Помнится, после прочтения "Привычного дела" весь мой литературный провинциализм тут же осыпался с меня, как шелуха, я увидел, что мои романтические образы, которые я высасываю из пальца, так далеки от окружающей жизни. Мы упорно искали героя на стороне, а Белов, в научение нам, выдернул его из затрапезной вологодской деревеньки, разглядел в невзрачном мужичонке Иване Африкановиче и спел ему поэму той говорей, среди которой я жил, но сторонился и стыдился её, съехав в большие города и чуток хватив науки. Может, и не сам Африканович зацепил душу, сколько его исповедальные причеты совестливой души. Темные от пашни и воды, расседавшиеся руки в мозолях и ципках, с кривыми разбитыми пальцами, похожими на еловое коренье, а душа-то у человека светлая, и этот свет радостный истекает в грудь не только от святых писаний и молитовок, но больше от клешнятых ладоней, ворочающих горы нескончаемой работы. И ведь не каменеет от ней с годами, но открывается Богу, послушно ступает Ему навстречу, прежде чем сойти в землю на долгий отдых. Это и удивило меня, пока неотчетливо, смутными догадками, будто шильцем кольнуло под грудью — и всё. Вроде бы газетная суета остудила, поглотила это внезапно вспыхнувшее чувство. Прикоснулся к истине — и отступил, напугавшись, да и ум не созрел. Но случился тайный, не понятый до конца урок, который и пригодился. И в этом свете жалости люди, что окружали меня на Северах, вдруг доверчиво приоткрылись, подались навстречу, пробив сумрак отчуждения, и увиделись иными…

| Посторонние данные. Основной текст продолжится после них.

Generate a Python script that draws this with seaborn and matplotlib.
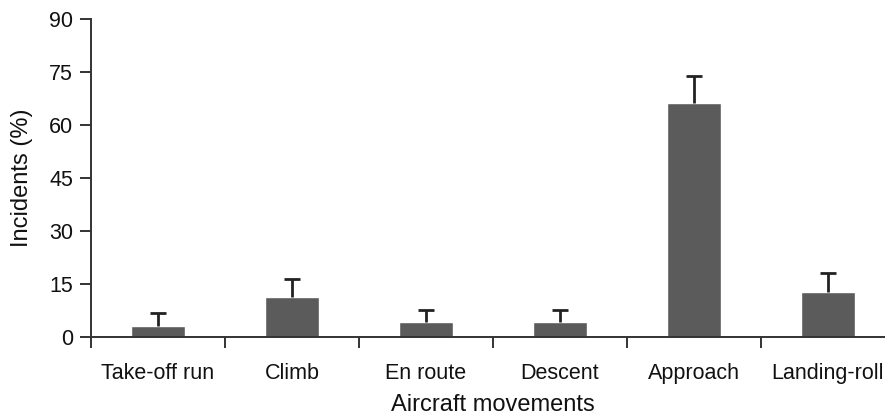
import numpy as np
import pandas as pd
import matplotlib
matplotlib.use("Agg")
import matplotlib.pyplot as plt
import seaborn as sns

# Incident share by phase of flight, with upper error bars
phases = ["Take-off run", "Climb", "En route", "Descent", "Approach", "Landing-roll"]
incidents = [3.0, 11.4, 4.3, 4.3, 66.1, 12.6]
errors = [3.9, 5.0, 3.4, 3.3, 7.8, 5.6]
y_ticks = [0, 15, 30, 45, 60, 75, 90]

sns.set_theme(style="white")
plt.rcParams["font.family"] = ["Liberation Sans", "DejaVu Sans"]

df = pd.DataFrame({"phase": phases, "pct": incidents})

fig = plt.figure(figsize=(8.85, 4.18), dpi=100)
ax = fig.add_axes([0.1028, 0.1938, 0.9085, 0.7607])

sns.barplot(data=df, x="phase", y="pct", order=phases, color="#5b5b5b",
            saturation=1, width=0.4, errorbar=None, ax=ax, zorder=2)

pos = np.arange(len(phases))
_, caps, _ = ax.errorbar(pos, incidents, yerr=[np.zeros(len(errors)), errors],
                         fmt="none", ecolor="#222222", elinewidth=2,
                         capsize=5.5, capthick=2, zorder=3)
# keep only the upper cap
caps[0].set_visible(False)

ax.set_xlim(-0.5, len(phases) - 0.5)
ax.set_ylim(0, 90)
ax.set_yticks(y_ticks)

for side in ("top", "right"):
    ax.spines[side].set_visible(False)
for side in ("left", "bottom"):
    ax.spines[side].set_color("#333333")
    ax.spines[side].set_linewidth(1.4)
ax.spines["left"].set_bounds(0, 90)

# category boundaries as outward tick marks; labels sit at bar centres
ax.set_xticks(pos)
ax.set_xticks(np.arange(-0.5, len(phases), 1.0), minor=True)
ax.tick_params(axis="x", which="major", length=0, pad=19, labelsize=15.5, labelcolor="#111111")
ax.tick_params(axis="x", which="minor", bottom=True, direction="out", length=8,
               width=1.4, color="#333333")
ax.tick_params(axis="y", which="major", left=True, direction="out", length=8,
               width=1.4, color="#333333", pad=5, labelsize=15.5, labelcolor="#111111")

ax.set_xlabel("Aircraft movements", fontsize=17, color="#111111")
ax.xaxis.label.set_va("baseline")
ax.xaxis.set_label_coords(0.5, -0.233)
ax.set_ylabel("Incidents (%)", fontsize=17, color="#111111")
ax.yaxis.set_label_coords(-0.072, 0.5)
ax.patch.set_alpha(0)

fig.savefig("out.png", dpi=100)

Оказалось, в светлой душе рождаются светлые чувства, высказанные всем нам светлыми словами, возбуждающими в нас дух, и этот дух, расширяясь, вовлекает в свою орбиту множество сторонних, пока чужих людей, но уже готовых к родству. И это тоже цепь незримая, которая нас оковывает, но мы этой странной добровольной каторгой не тяготимся, но тянемся к ней. Это вспыхивает подзабытое, но тлеющее внутри каждого русского глубинное национальное чувство, как основание натуры, которой необходим миръ. Сама простота излилась из-под пера Василия Белова, и чего на неё закидывать взгляд? Но какая сложная она, эта простота, непостижная в своей глубине, вот так же сложен и прост в своих устремлениях и переживаниях сам русский народ. Оттого столько шуму и наделало в России "Привычное дело" — без особого сюжета, вроде бы, без интриги, без вспышки чувств, тихая, непритязательная деревенская судьба, "обыкновенная история", о какую и не споткнется бесталанный, безнациональный литератор. Белов напомнил широко известное ещё задолго до Горького, но изрядно подзабытое: о самом сложном можно писать вот так, по-крестьянски просто, певуче, образно, без всяких кулинарных изысков, без пряностей и копченостей, без надрыва и кровопусканий — но душу-то, братцы мои, изымает из груди… Это разве не диво?! Помню, что некоторые слова из "Привычного дела" я даже выпевал по слогам, катал на языке, пробуя на вкус, как нечто осязаемое, будто сладкий корень саранки, добытой из весенней пашни…
До прочтения повести Белова жизнь деревенская казалась слишком опрощенной, приземленной, "каравой", куда бы мой взгляд ни нацеливался. Ничего-то в ней выдающегося, в этой бытовой зыбучей болотине, в которой легко утонет всякое романтическое чувство. Белов не только пробудил моё внутреннее зрение к русскому слову, но он высветил красоту крестьянской жизни посреди матери-сырой земли. Она жила, конечно, всегда, но как бы задрапированная в серые непроницаемые покрова, из-за которых не просвечивало ничего притягательного, волнующего сердце. И мы думали, что там, за мрачными пологами, всё глухо, неотзывисто и не нужно с их грязью, неверием и беспробудным пьянством. Белов же драпировку скинул, а там особенная, в диковинку, истинная природная жизнь! Вот я и очнулся и с новым чувством стал ездить по Северам, и глубинное направление моих мыслей коренным образом переменилось ещё неведомо для меня…
Ведь Белов изрядно езживал по чужим странам, но ничего не написалось подобного "Плотницким рассказам". Даже Тургенев, половину жизни прозябавший в Париже, ничего толкового не приобрел для ума, чем бы можно поделиться с Россией. Значит, весь мир с его страстями — за окном родимого дома, в душе и сердце писателя. И этот урок я принял от Василия Ивановича как истину, и если вспыхивало порою желание кинуться за кордон и поглазеть на людские нравы, то скоро это мечтание сгорало, не оставляя даже пепла, а из праха и поваренку не слепить, чем бы можно помешивать прозаические "шти".